Covenants against competition contained in employment contracts are considered in partial restraint of trade and are to be tolerated only if strictly limited in time and territorial effect and otherwise reasonable considering the business interest of the employer sought to be protected and the effect on the employee. Orkin Exterminating Co. v. Dewberry, 204 Ga. 794 (51 SE2d 669) (1949)
; Rakestraw v. Lanier, 104 Ga. 188
(30 SE 735
, 69 ASR 154) (1898). "Whether the restraints imposed by an employment contract are reasonable is a question of law for determination by the court." Taylor Freezer Sales Co. v. Sweden Freezer Eastern Corp., 224 Ga. 160
, 162 (160 SE2d 356
1. In our opinion the provisions of an employment contract which allow the employer to assign the employee to any territory it desires with the restrictive covenants following the employee is too indefinite to be enforced. "Such a contract is overly broad, and the result is that it is not enforceable in even the smallest area specified, though that smaller area would be a legitimate and enforceable restricted area standing alone." Wulfhorst v. Hudgins & Co., 231 Ga. 170
, 172 (200 SE2d 743
) (1973); Rita Personnel Services v. Kot, 229 Ga. 314 (191 SE2d 79) (1972)
2. In Division 1 we have held the contract here is void. However, since two years from May 15, 1974, have expired the question relating to the injunction is now moot. Therefore, the trial court's judgment will not be disturbed.
HILL, Justice, concurring specially.
I concur in the judgment of the court but am unable to agree with the reasoning of the majority.
As I understand the opinion and decision, the majority hold that the restrictive covenant in this contract was void ab initio because the original territory was too indefinite. The majority find this covenant to be indefinite on its face, whether or not the employee was transferred, because there is no boundary described for any place to which the employee may be transferred. If the majority predicated its decision on the fact that the employee was in fact transferred to Orlando, Florida, I could agree that at that point the covenant became invalid. However, I agree that this covenant was void ab initio (although my reasons differ from those of the majority) and hence I concur in the judgment.
Pretermitting the question of whether the 12 city territory was reasonably necessary to protect some legitimate business of the employer ( Purcell v.
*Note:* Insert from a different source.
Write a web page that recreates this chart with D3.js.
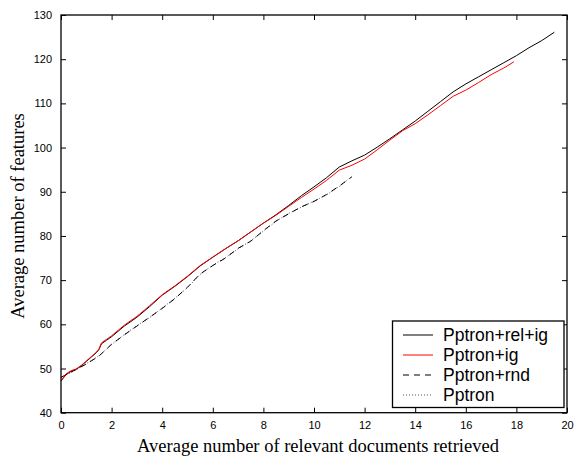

Joyner; 231 Ga. 85 (2) (200 SE2d 363) (1973)
; Wulfhorst v. Hudgins & Co., 231 Ga. 170
, 172 (200 SE2d 743
) (1973)), I find this restrictive covenant to be unenforceable.
The employment contract provides that the employer employs the employee for its Chamblee, Georgia, office. The two year restrictive covenant appears in paragraph 8 and the 12 city territory in paragraph 8(e).
The second sentence in paragraph 9 provides: "The Employee does expressly understand and agree that in the event of a change of territory to which he may be assigned by the Company, his responsibilities and obligations as to each and every covenant as set forth in Paragraph 8 above shall pertain and apply in every particular (in addition to the territory stated in Paragraph 8 above) to any territory to which the Employee is assigned and has worked for the Company during any part of the twelve (12) month period next preceding the termination of this agreement for any reasons whatsoever."
According to the quoted provision, the employee may be transferred to Timbuktu, spend 20 years there in the employ of the company, and be prohibited from working for a competitor in the Atlanta area for the following two years. Such a restriction is unreasonable.
It is immaterial that the first sentence in paragraph 9 would not have this effect; the second sentence does; and we will not sever the broader, more restrictive provision so as to leave the narrower, valid provision. Rita Personnel Services v. Kot, 229 Ga. 314 (191 SE2d 79) (1972)
Because I find the covenant unenforceable, I concur in the judgment.